To the fullest extent permitted by the N-PCL and the IRC, the Association shall indemnify and hold harmless each officer and director of the Association against any and all liabilities, costs and expenses (including attorneys’ fees and expenses) reasonably incurred by him or her or on his or her behalf in connection with any civil action or proceeding to which he or she may be a party by reason of his or her being or having been an officer or director of the Association, or by reason of any action alleged to have been taken or omitted by him or her in such capacity, except where the injury or damage was a result of:

(i) the willful misconduct of such person;

(ii) a crime, unless such person had reasonable cause to believe that the act was lawful;

(iii) a transaction that resulted in an improper personal benefit of money, property or services to such person; or

(iv) an act or omission that was not in good faith and was beyond the scope of authority of the Association pursuant to the N-PCL, the Association’s Articles of Incorporation, or these By-Laws.

Such indemnity shall be effective only in the event that the interested officer or director provides the Executive Council, within a reasonable time after the institution of such action or proceeding, written notice thereof. Such indemnity shall not be deemed exclusive of any other rights to which those indemnified may be entitled under any By-Law, agreement or otherwise.  Such indemnity shall inure to the benefit of the heirs, executors or administrators of each officer and director. The Association may purchase liability insurance for the indemnity specified above to the fullest extent as determined from time to time by the Executive Council.

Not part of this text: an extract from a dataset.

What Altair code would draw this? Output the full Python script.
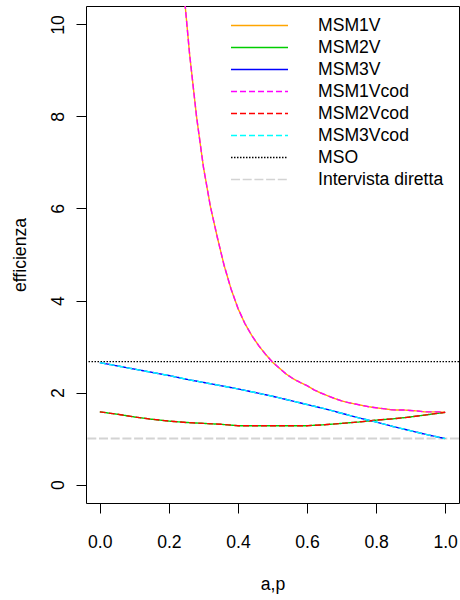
import altair as alt
import pandas as pd

# ---- data ----
x_msm1 = [0.22, 0.24, 0.26, 0.28, 0.30, 0.32, 0.34, 0.36, 0.38, 0.40,
          0.42, 0.44, 0.46, 0.48, 0.50, 0.52, 0.54, 0.56, 0.58, 0.60,
          0.62, 0.64, 0.66, 0.68, 0.70, 0.72, 0.74, 0.76, 0.78, 0.80,
          0.82, 0.84, 0.86, 0.88, 0.90, 0.92, 0.94, 0.96, 0.98, 1.00]
msm1v = [13.0, 11.0, 9.35, 8.0, 6.9, 6.05, 5.38, 4.76, 4.25, 3.83,
         3.50, 3.24, 3.02, 2.83, 2.66, 2.53, 2.40, 2.30, 2.22, 2.15,
         2.06, 1.99, 1.93, 1.87, 1.82, 1.78, 1.75, 1.72, 1.69, 1.67,
         1.65, 1.63, 1.62, 1.62, 1.61, 1.60, 1.58, 1.58, 1.58, 1.57]

x_msm23 = [0.00, 0.05, 0.10, 0.15, 0.20, 0.25, 0.30, 0.35, 0.40, 0.45,
           0.50, 0.55, 0.60, 0.65, 0.70, 0.75, 0.80, 0.85, 0.90, 0.95, 1.00]
msm2v = [1.58, 1.53, 1.47, 1.42, 1.38, 1.35, 1.33, 1.31, 1.28, 1.28,
         1.28, 1.28, 1.28, 1.30, 1.33, 1.36, 1.40, 1.43, 1.47, 1.52, 1.57]
msm3v = [2.65, 2.58, 2.51, 2.44, 2.37, 2.29, 2.22, 2.15, 2.08, 2.00,
         1.92, 1.83, 1.74, 1.65, 1.55, 1.45, 1.36, 1.26, 1.17, 1.08, 1.00]

# the "cod" series coincide with the V series in the picture
msm1vcod = list(msm1v)
msm2vcod = list(msm2v)
msm3vcod = list(msm3v)

mso_value = 2.67
intervista_value = 1.0

series_order = ["MSM1V", "MSM2V", "MSM3V", "MSM1Vcod", "MSM2Vcod",
                "MSM3Vcod", "MSO", "Intervista diretta"]
series_colors = ["#FFA500", "#00CD00", "#0000FF", "#FF00FF", "#FF0000",
                 "#00FFFF", "#000000", "#D3D3D3"]
series_dashes = [[1, 0], [1, 0], [1, 0], [6, 3], [6, 3], [6, 3],
                 [1.5, 1.5], [9, 2.7]]

x_ticks = [0.0, 0.2, 0.4, 0.6, 0.8, 1.0]
y_ticks = [0, 2, 4, 6, 8, 10]

# ---- tables ----
def frame(name, xs, ys):
    return pd.DataFrame({"x": xs, "y": ys, "series": name})

solid_df = pd.concat([
    frame("MSM1V", x_msm1, msm1v),
    frame("MSM2V", x_msm23, msm2v),
    frame("MSM3V", x_msm23, msm3v),
], ignore_index=True)

dashed_df = pd.concat([
    frame("MSM1Vcod", x_msm1, msm1vcod),
    frame("MSM2Vcod", x_msm23, msm2vcod),
    frame("MSM3Vcod", x_msm23, msm3vcod),
], ignore_index=True)

rules_df = pd.DataFrame({"y": [mso_value, intervista_value],
                         "series": ["MSO", "Intervista diretta"],
                         "w": [1.3, 2.0]})

FONT = "Liberation Sans"
FS = 17.6

legend = alt.Legend(
    title=None, orient="none", legendX=144, legendY=8.5, padding=0,
    symbolType="stroke", symbolSize=3249, symbolStrokeWidth=1.4,
    clipHeight=22, rowPadding=0, labelOffset=29,
    labelFont=FONT, labelFontSize=FS, labelColor="black",
)

color_enc = alt.Color("series:N", scale=alt.Scale(domain=series_order, range=series_colors),
                      legend=legend)
dash_enc = alt.StrokeDash("series:N", scale=alt.Scale(domain=series_order, range=series_dashes),
                          legend=legend)

x_enc = alt.X("x:Q",
              scale=alt.Scale(domain=[-0.04, 1.04], nice=False, zero=False),
              axis=alt.Axis(values=x_ticks, format=".1f", title="a,p",
                            labelBaseline="alphabetic", labelPadding=34,
                            titleY=86, titleBaseline="alphabetic"))
y_enc = alt.Y("y:Q",
              scale=alt.Scale(domain=[-0.4, 10.4], nice=False, zero=False),
              axis=alt.Axis(values=y_ticks, format="d", title="efficienza",
                            labelAngle=270, labelAlign="center",
                            labelBaseline="alphabetic", labelPadding=13,
                            titleX=-61, titleAngle=270, titleAlign="center",
                            titleBaseline="alphabetic"))

solid = alt.Chart(solid_df).mark_line(strokeWidth=1.4, clip=True).encode(
    x=x_enc, y=y_enc, color=color_enc, strokeDash=dash_enc, order="x:Q")

dashed = alt.Chart(dashed_df).mark_line(strokeWidth=1.4, clip=True).encode(
    x=x_enc, y=y_enc, color=color_enc, strokeDash=dash_enc, order="x:Q")

rules = alt.Chart(rules_df).mark_rule(clip=True).encode(
    y=y_enc, color=color_enc, strokeDash=dash_enc,
    strokeWidth=alt.StrokeWidth("w:Q", scale=None, legend=None))

chart = alt.layer(rules, solid, dashed).properties(
    width=373, height=497,
    autosize=alt.AutoSizeParams(type="none"),
    padding={"left": 86, "top": 6, "right": 1, "bottom": 97},
    background="white",
).configure_view(
    stroke="black", strokeWidth=1,
).configure_axis(
    domain=False, grid=False, tickSize=10, tickColor="black", tickWidth=1,
    labelFont=FONT, labelFontSize=FS, labelColor="black",
    titleFont=FONT, titleFontSize=FS, titleFontWeight="normal", titleColor="black",
)

chart.save("out.html", embed_options={"renderer": "svg", "actions": False})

ARTICLE XVII – DURATION AND DISSOLUTION

The duration of the Association shall be perpetual, except that it may be dissolved in the manner provided by the N-PCL. Upon the dissolution of the Association, and after paying or making provision for the payment of all of the liabilities of the Association, all assets of the Association shall be distributed for one (1) or more of the Association’s exempt purposes within the meaning of IRC Section 501 [c] (3), or shall be distributed to the federal government, or to a state or local government, for a public purpose, in such manner as the Executive Council shall determine.

ARTICLE XVIII – AMENDMENTS

An amendment may be adopted by a two-thirds vote of the membership present in person or by proxy and voting at any annual meeting of the membership or at any special meeting thereof called for that purpose. The proposed amendment must accompany the notice of the meeting, which shall be given at least 30 days prior to the meeting.

ARTICLE XIX – GOVERNING LAW

All questions with respect to the construction of these By-Laws shall be determined in accordance with the applicable provisions of the laws of the State of New York.

ARTICLE XX – HEADINGS

The headings of these By-Laws are intended solely for the convenience of reference and are not intended for any purpose whatsoever to explain, modify or place any construction upon any of the provisions of these By-Laws.

ARTICLE XXI – SEVERABILITY

All provisions of these By-Laws are severable.  If any provision or portion hereof is determined to be unenforceable in arbitration or by a court of competent jurisdiction, then the remainder of the By-Laws shall remain in full effect.

*Adopted by the Membership at the 9th Biennial Conference, on Saturday October 23, 2010, in Hartford, Connecticut.